Bu durumda mahkemece, kooperatif defter, kayıt ve belgelerinin öncelikle kooperatiften istenilmesi, ibraz edilmezse kooperatifin adresinde defter ve kayıtların incelenmesi için keşif yapılması, buna rağmen inceleme yapılamaz ya da defter ve belgelere ulaşılamaz ise Ticaret Sicil Memurluğu’ndan, mümkün olmazsa kooperatif anasözleşmesinin 41. maddesi uyarınca Çevre ve Şehircilik İl Müdürlüğü’nden, kooperatifin bilançosu, gelir gider cetvelleri, yönetim ve denetim raporları, genel kurul tutanakları, ortaklık cetvelleri, kur’a ve tahsis belgeleri celbedilip kooperatif konusunda uzman bilirkişi aracılığı ile inceleme yapılarak, yukarıda belirtilen ilkeler çerçevesinde dava konusu dairenin davacıya tahsis edilip edilmediği, taşınmazın davalı Ş.. K.. adına tescil sebebi, taraflardan hangisinin dava konusu daire üzerinde üstün hak sahibi olduğu, davacının üstün hak sahibi olduğunun belirlenmesi durumunda davacının kooperatife borcu olup olmadığı, kooperatifin borçları bulunmasına rağmen, diğer ortaklara tapularını devredip devretmediği hususunda ek rapor alınıp, borçları bulunmasına rağmen diğer ortaklara tapularının devredilmiş olduğunun tespiti halinde, davanın kabulüne, diğer ortaklara tapularının tüm borçlarının ödenmiş olması halinde devredildiğinin tespiti halinde ise, dava tarihi itibariyle davalı kooperatife borcu bulunduğu anlaşılan davacının tapu iptali ve tescil isteyemeyeceği gerekçesiyle, dairenin tapu kaydının iptali ile davalı kooperatif adına tesciline karar verilmesi gerekirken, eksik inceleme ve yanılgılı gerekçeyle yazılı olduğu şekilde hüküm kurulması doğru olmamıştır.
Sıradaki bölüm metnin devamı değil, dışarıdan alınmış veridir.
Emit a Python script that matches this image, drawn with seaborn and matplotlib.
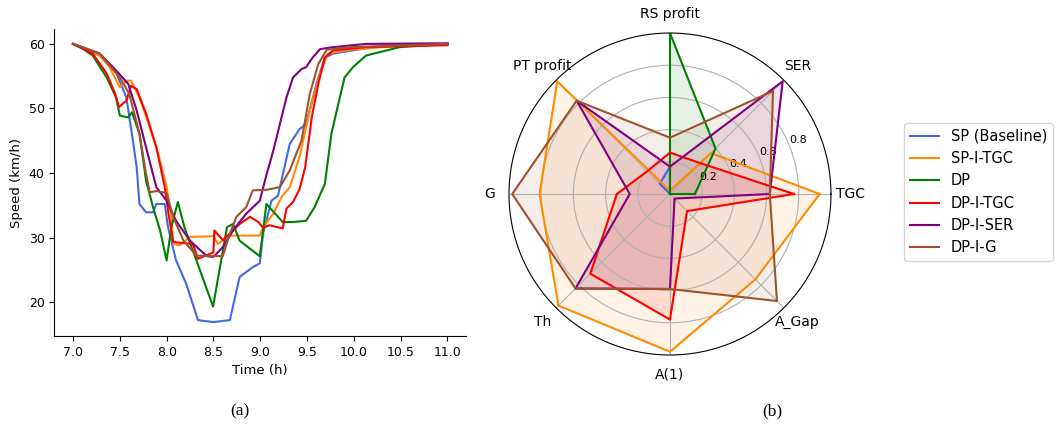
import numpy as np
import pandas as pd
import matplotlib
matplotlib.use("Agg")
import matplotlib.pyplot as plt
import seaborn as sns

# ---- (a) speed profiles ----
labels = ["SP (Baseline)", "SP-I-TGC", "DP", "DP-I-TGC", "DP-I-SER", "DP-I-G"]
colors = ["royalblue", "darkorange", "green", "red", "purple", "sienna"]

sp_t = [7.0, 7.1, 7.285, 7.46, 7.57, 7.64, 7.68, 7.71, 7.78, 7.855, 7.89, 7.98, 8.015, 8.1,
        8.21, 8.335, 8.5, 8.675, 8.78, 8.92, 8.995, 9.03, 9.12, 9.19, 9.315, 9.42, 9.49,
        9.6, 9.69, 9.78, 9.99, 10.31, 11.0]
sp_v = [60, 59.4, 58.2, 55.6, 51.7, 45, 40.9, 35.2, 33.9, 33.9, 35.2, 35.2, 31.6, 26.5,
        22.8, 17.2, 16.9, 17.2, 23.9, 25.4, 26, 30.6, 35.7, 36.5, 44.5, 46.8, 47.6,
        53.8, 57.9, 58.5, 59, 59.7, 60]

sptgc_t = [7.0, 7.1, 7.285, 7.39, 7.5, 7.57, 7.62, 7.71, 7.82, 7.91, 8.0, 8.05, 8.07, 8.14,
           8.25, 8.5, 8.55, 8.66, 8.995, 9.03, 9.14, 9.23, 9.315, 9.42, 9.53, 9.64, 9.72,
           9.96, 10.49, 11.0]
sptgc_v = [60, 59.4, 58.2, 56.4, 53.3, 54.3, 54.3, 51.7, 47.1, 43, 37.8, 33.2, 29.0, 28.8,
           30.1, 30.2, 29.0, 30.3, 30.3, 31.6, 33.7, 36.3, 37.8, 42.5, 49.7, 55.4, 58.5,
           59.1, 59.7, 59.9]

dp_t = [7.0, 7.1, 7.21, 7.36, 7.46, 7.5, 7.59, 7.63, 7.71, 7.78, 7.855, 7.93, 8.0, 8.05,
        8.12, 8.19, 8.496, 8.645, 8.71, 8.78, 8.995, 9.066, 9.24, 9.35, 9.49, 9.58, 9.69,
        9.76, 9.85, 9.9, 9.99, 10.13, 10.49, 11.0]
dp_v = [60, 59.3, 58.2, 54.8, 51.7, 48.9, 48.6, 49.4, 46.1, 38.8, 34.7, 31.1, 26.45, 31.6,
        35.5, 31.6, 19.3, 31.6, 32.1, 29.5, 27.1, 35.2, 32.4, 32.4, 32.6, 34.7, 38.3,
        46.1, 51.7, 54.8, 56.4, 58.2, 59.5, 60]

dptgc_t = [7.0, 7.1, 7.21, 7.36, 7.45, 7.49, 7.57, 7.62, 7.68, 7.78, 7.89, 7.98, 8.02,
           8.07, 8.28, 8.335, 8.5, 8.51, 8.6, 8.78, 8.89, 8.98, 9.03, 9.1, 9.24, 9.28, 9.35,
           9.42, 9.48, 9.55, 9.62, 9.69, 9.78, 10.13, 11.0]
dptgc_v = [60, 59.3, 58.5, 55.4, 52.3, 50.2, 51.2, 53.5, 53, 49.2, 44, 37.8, 33.7,
           29.3, 29.0, 26.7, 27.7, 31.1, 29.6, 32.1, 33.2, 32.4, 31.5, 31.9, 31.4, 34.5, 35.5,
           37.5, 40.9, 48.6, 53.8, 57.9, 59, 59.5, 59.8]

dpser_t = [7.0, 7.1, 7.285, 7.46, 7.59, 7.68, 7.78, 7.89, 8.0, 8.1, 8.25, 8.43, 8.5, 8.6,
           8.71, 8.85, 8.995, 9.07, 9.14, 9.21, 9.28, 9.35, 9.44, 9.49, 9.56, 9.64, 9.78,
           10.13, 11.0]
dpser_v = [60, 59.5, 58.5, 55.9, 53.8, 49.7, 44, 37.8, 35.7, 32.6, 29.5, 27.1, 27, 28.5,
           31.1, 33.7, 35.7, 39.9, 43.5, 47.6, 51.7, 54.8, 56.1, 56.4, 57.9, 59.2, 59.5,
           60, 60.1]

dpg_t = [7.0, 7.1, 7.285, 7.5, 7.6, 7.71, 7.78, 7.82, 7.89, 8.0, 8.07, 8.18, 8.32, 8.6,
         8.675, 8.745, 8.85, 8.92, 9.07, 9.17, 9.21, 9.315, 9.44, 9.53, 9.62, 9.71, 9.96, 11.0]
dpg_v = [60, 59.5, 58.5, 54.8, 52.3, 46.1, 39.9, 37.0, 37.2, 36.9, 33.2, 29.5, 27.2, 27.1,
         30.6, 33.2, 34.7, 37.3, 37.4, 37.7, 37.8, 40.4, 45, 52.3, 56.9, 59.1, 59.5, 60]

series_t = [sp_t, sptgc_t, dp_t, dptgc_t, dpser_t, dpg_t]
series_v = [sp_v, sptgc_v, dp_v, dptgc_v, dpser_v, dpg_v]

# ---- (b) radar ----
categories = ["TGC", "SER", "RS profit", "PT profit", "G", "Th", "A(1)", "A_Gap"]
radar_sp = [0.0, 0.0, 0.17, 0.09, 0.0, 0.0, 0.0, 0.0]
radar_sptgc = [0.93, 0.36, 0.02, 0.99, 0.81, 0.98, 0.98, 0.75]
radar_dp = [0.155, 0.40, 1.0, 0.0, 0.0, 0.0, 0.0, 0.0]
radar_dptgc = [0.77, 0.27, 0.257, 0.2, 0.33, 0.70, 0.78, 0.15]
radar_dpser = [0.62, 0.99, 0.17, 0.82, 0.25, 0.83, 0.59, 0.04]
radar_dpg = [0.62, 0.905, 0.35, 0.82, 0.98, 0.83, 0.59, 0.94]
radar_vals = [radar_sp, radar_sptgc, radar_dp, radar_dptgc, radar_dpser, radar_dpg]

frames = []
for name, t, v in zip(labels, series_t, series_v):
    frames.append(pd.DataFrame({"Time (h)": t, "Speed (km/h)": v, "method": name}))
df = pd.concat(frames, ignore_index=True)

fig = plt.figure(figsize=(10.56, 4.25), dpi=100)
ax1 = fig.add_axes([0.0514, 0.2094, 0.3901, 0.7216])
sns.lineplot(data=df, x="Time (h)", y="Speed (km/h)", hue="method", hue_order=labels,
             palette=colors, estimator=None, sort=False, linewidth=1.5, legend=False, ax=ax1)
sns.despine(ax=ax1)
ax1.set_xticks(np.arange(7.0, 11.01, 0.5))
ax1.tick_params(labelsize=9)
ax1.set_xlabel("Time (h)", fontsize=9.5)
ax1.set_ylabel("Speed (km/h)", fontsize=9.5)

ax2 = fig.add_axes([0.482, 0.1647, 0.3049, 0.7576], projection="polar")
angles = np.linspace(0, 2 * np.pi, len(categories), endpoint=False).tolist()
angles_c = angles + angles[:1]
for name, vals, col in zip(labels, radar_vals, colors):
    vv = vals + vals[:1]
    ax2.plot(angles_c, vv, color=col, linewidth=1.5, label=name)
    ax2.fill(angles_c, vv, color=col, alpha=0.1)
ax2.set_ylim(0, 1)
ax2.set_yticks([0.2, 0.4, 0.6, 0.8])
ax2.set_yticklabels(["0.2", "0.4", "0.6", "0.8"], fontsize=8)
ax2.set_xticks(angles)
ax2.set_xticklabels(categories, fontsize=10)

handles, hl = ax2.get_legend_handles_labels()
fig.legend(handles, hl, loc="upper left", bbox_to_anchor=(904 / 1056, 1 - 123 / 425),
           borderaxespad=0, fontsize=10.5)

fig.text(240 / 1056, 1 - 411 / 425, "(a)", ha="center", va="center",
         family="Liberation Serif", fontsize=12.5)
fig.text(772 / 1056, 1 - 411 / 425, "(b)", ha="center", va="center",
         family="Liberation Serif", fontsize=12.5)

fig.savefig("out.png", dpi=100)
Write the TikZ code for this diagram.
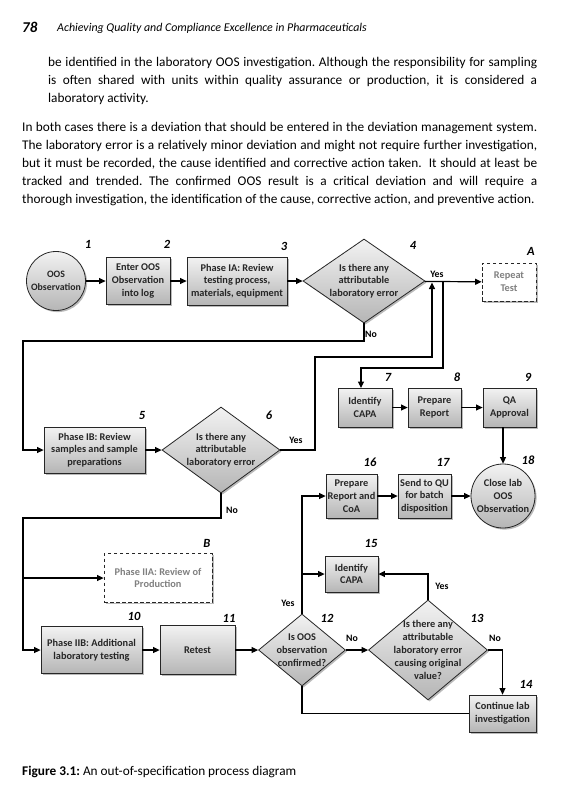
\documentclass[tikz,border=0pt]{standalone}
\usepackage{fontspec}
\setmainfont{Carlito}
\usetikzlibrary{shapes.geometric,arrows.meta,shadows}
\frenchspacing
\begin{document}
\begin{tikzpicture}[x=1pt,y=-1pt,
  every node/.style={inner sep=0pt},
  bodyline/.style={anchor=base west, font=\fontsize{13.3}{15}\selectfont},
  shd/.style={drop shadow={shadow xshift=1.6pt,shadow yshift=-1.6pt,opacity=0.45,fill=black!60}},
  grad/.style={top color=gray!10, bottom color=gray!58},
  box/.style={rectangle, draw=black!85, line width=0.8pt, grad, shd, align=center,
    font=\fontsize{10.3}{12.8}\selectfont\bfseries, text=black!85},
  dbox/.style={rectangle, draw=black!85, line width=0.8pt, dash pattern=on 3.5pt off 2.5pt, fill=white,
    shd, align=center, font=\fontsize{10.3}{12.8}\selectfont\bfseries, text=black!50},
  circ/.style={circle, draw=black!85, line width=0.8pt, grad, shd},
  dia/.style={diamond, draw=black!85, line width=0.8pt, grad, shd},
  intext/.style={align=center, font=\fontsize{10.3}{12.8}\selectfont\bfseries, text=black!85},
  num/.style={font=\fontsize{12.5}{14}\selectfont\bfseries\itshape},
  yn/.style={font=\fontsize{9.8}{12}\selectfont\bfseries},
  conn/.style={line width=1.2pt, draw=black},
  arr/.style={conn, -{Triangle[length=6.5pt,width=6pt]}}
]
\useasboundingbox (0,0) rectangle (574,806);
\fill[white] (0,0) rectangle (574,806);

% header
\node[anchor=base west, font=\fontsize{15}{17}\selectfont\bfseries\itshape] (pg) at (22,32) {78};
\node[anchor=base west, font=\fontsize{11.9}{14}\selectfont\itshape] (ttl) at (57,31.5) {Achieving Quality and Compliance Excellence in Pharmaceuticals};

% paragraph 1
\node[bodyline] (p1a) at (48,66) {\makebox[489pt][s]{be identified in the laboratory OOS investigation. Although the responsibility for sampling}};
\node[bodyline] (p1b) at (48,84) {\makebox[489pt][s]{is often shared with units within quality assurance or production, it is considered a}};
\node[bodyline] (p1c) at (48,102) {laboratory activity.};

% paragraph 2
\node[bodyline] (p2a) at (22,131) {\makebox[515pt][s]{In both cases there is a deviation that should be entered in the deviation management system.}};
\node[bodyline] (p2b) at (22,149) {\makebox[515pt][s]{The laboratory error is a relatively minor deviation and might not require further investigation,}};
\node[bodyline] (p2c) at (22,167) {\makebox[515pt][s]{but it must be recorded, the cause identified and corrective action taken.\ \ It should at least be}};
\node[bodyline] (p2d) at (22,185) {\makebox[515pt][s]{tracked and trended. The confirmed OOS result is a critical deviation and will require a}};
\node[bodyline] (p2e) at (22,203) {thorough investigation, the identification of the cause, corrective action, and preventive action.};

% ---- row 1
\node[circ, minimum size=59pt] (n1) at (56,281) {};
\node[intext, font=\fontsize{9.8}{12.5}\selectfont\bfseries] (n1t) at (n1) {OOS\\Observation};
\node[box, minimum width=64pt, minimum height=47pt] (n2) at (138,281) {Enter OOS\\Observation\\into log};
\node[box, minimum width=100pt, minimum height=48pt] (n3) at (237,281) {Phase IA: Review\\testing process,\\materials, equipment};
\node[dia, minimum width=122pt, minimum height=84pt] (n4) at (364,281) {};
\node[intext] (n4t) at (n4) {Is there any\\attributable\\laboratory error};
\node[dbox, minimum width=54pt, minimum height=38pt] (nA) at (509,282) {Repeat\\Test};

\node[num] (l1) at (88,244) {1};
\node[num] (l2) at (167,244) {2};
\node[num] (l3) at (284,246) {3};
\node[num] (l4) at (413,245) {4};
\node[num] (lA) at (531,251) {A};

% ---- row 2
\node[box, minimum width=101pt, minimum height=46pt] (n5) at (94.5,450) {Phase IB: Review\\samples and sample\\preparations};
\node[dia, minimum width=118pt, minimum height=86pt] (n6) at (221,450) {};
\node[intext] (n6t) at (n6) {Is there any\\attributable\\laboratory error};
\node[num] (l5) at (142,415) {5};
\node[num] (l6) at (269,415) {6};

\node[box, minimum width=54pt, minimum height=39pt] (n7) at (365,407.5) {Identify\\CAPA};
\node[box, minimum width=53pt, minimum height=39pt] (n8) at (434.5,407.5) {Prepare\\Report};
\node[box, minimum width=53pt, minimum height=39pt] (n9) at (509.5,407.5) {QA\\Approval};
\node[num] (l7) at (388,377) {7};
\node[num] (l8) at (457,377) {8};
\node[num] (l9) at (528,377) {9};

\node[box, minimum width=51pt, minimum height=44pt] (n16) at (351.5,496) {Prepare\\Report and\\CoA};
\node[box, minimum width=53pt, minimum height=44pt] (n17) at (424.5,496) {Send to QU\\for batch\\disposition};
\node[circ, minimum size=64pt] (n18) at (503,496) {};
\node[intext] (n18t) at (n18) {Close lab\\OOS\\Observation};
\node[num] (l16) at (370,462) {16};
\node[num] (l17) at (443,462) {17};
\node[num] (l18) at (528,460) {18};

% ---- row 3
\node[dbox, minimum width=108pt, minimum height=49pt] (nB) at (158,578) {Phase IIA: Review of\\Production};
\node[num] (lB) at (207,543) {B};
\node[box, minimum width=53pt, minimum height=36pt] (n15) at (351.5,574) {Identify\\CAPA};
\node[num] (l15) at (371,543) {15};

\node[box, minimum width=101pt, minimum height=47pt] (n10) at (91.5,650) {Phase IIB: Additional\\laboratory testing};
\node[box, minimum width=75pt, minimum height=49pt] (n11) at (197.5,650) {Retest};
\node[dia, minimum width=87pt, minimum height=72pt] (n12) at (302,650) {};
\node[intext] (n12t) at (n12) {Is OOS\\observation\\confirmed?};
\node[dia, minimum width=119pt, minimum height=100pt] (n13) at (428,650) {};
\node[intext] (n13t) at (n13) {Is there any\\attributable\\laboratory error\\causing original\\value?};
\node[box, minimum width=67pt, minimum height=37pt] (n14) at (502.5,713.5) {Continue lab\\investigation};
\node[num] (l10) at (134,616) {10};
\node[num] (l11) at (229,618) {11};
\node[num] (l12) at (327,618) {12};
\node[num] (l13) at (477,618) {13};
\node[num] (l14) at (526,684) {14};

% yes / no labels
\node[yn] (y4) at (437,274) {Yes};
\node[yn] (no4) at (371,334) {No};
\node[yn] (y6) at (296,440) {Yes};
\node[yn] (no6) at (232,510) {No};
\node[yn] (y12) at (288,603) {Yes};
\node[yn] (no12) at (352,638) {No};
\node[yn] (y13) at (442,586) {Yes};
\node[yn] (no13) at (495,638) {No};

% coordinates for routing
\coordinate (k1) at (23,341);
\coordinate (k2) at (315,357);
\coordinate (k3) at (432,357);
\coordinate (k4) at (432,282.5);
\coordinate (k5) at (443,281);
\coordinate (k6) at (443,368);
\coordinate (k7) at (361,388);
\coordinate (k8) at (23,518);

% connectors
\draw[arr] (n1) -- (n2);
\draw[arr] (n2) -- (n3);
\draw[arr] (n3) -- (n4);
\draw[arr] (n4) -- (nA);
\draw[arr] (n4.south) |- (k1) |- (n5.west);
\draw[arr] (n5) -- (n6);
\draw[arr] (n6.east) -| (k2) -- (k3) -- (k4);
\draw[arr] (k5) -- (k6) -| (k7);
\draw[arr] (n7) -- (n8);
\draw[arr] (n8) -- (n9);
\draw[arr] (n9.south -| n18) -- (n18.north);
\draw[arr] (n6.south) |- (k8) |- (n10.west);
\draw[arr] (nB.west -| k8) -- (nB.west);
\draw[arr] (n10) -- (n11);
\draw[arr] (n11) -- (n12);
\draw[arr] (n12) -- (n13);
\draw[arr] (n12.north) |- (n16.west);
\draw[arr] (n15.west -| n12) -- (n15.west);
\draw[arr] (n13.north) |- (n15.east);
\draw[arr] (n13.east) -| (n14.north);
\draw[conn] (n12.south) |- (n14.west);
\draw[arr] (n16) -- (n17);
\draw[arr] (n17) -- (n18);

% caption
\node[anchor=base west, font=\fontsize{13.3}{15}\selectfont] (cap) at (22,775) {\textbf{Figure 3.1:} An out-of-specification process diagram};
\end{tikzpicture}
\end{document}
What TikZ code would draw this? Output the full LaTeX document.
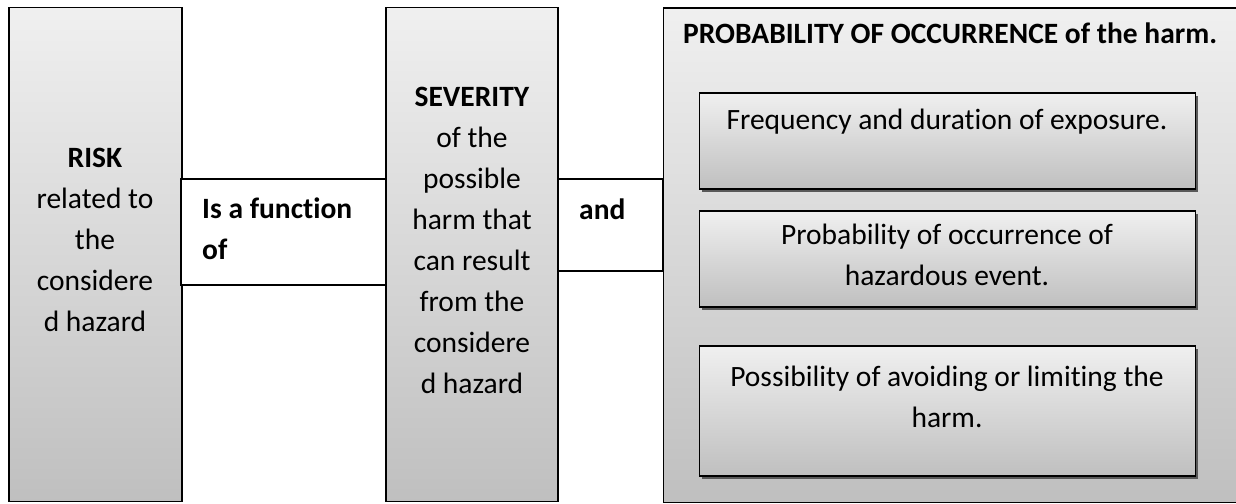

SONUÇ: Yukarıda açıklanan nedenlerle, davacı vekilinin temyiz itirazlarının kabulü ile hükmün davacı yararına BOZULMASINA, peşin alınan harcın istek halinde iadesine, kararın tebliğinden itibaren 15 gün içerisinde karar düzeltme yolu açık olmak üzere, 28.01.2014 tarihinde oybirliğiyle karar verildi.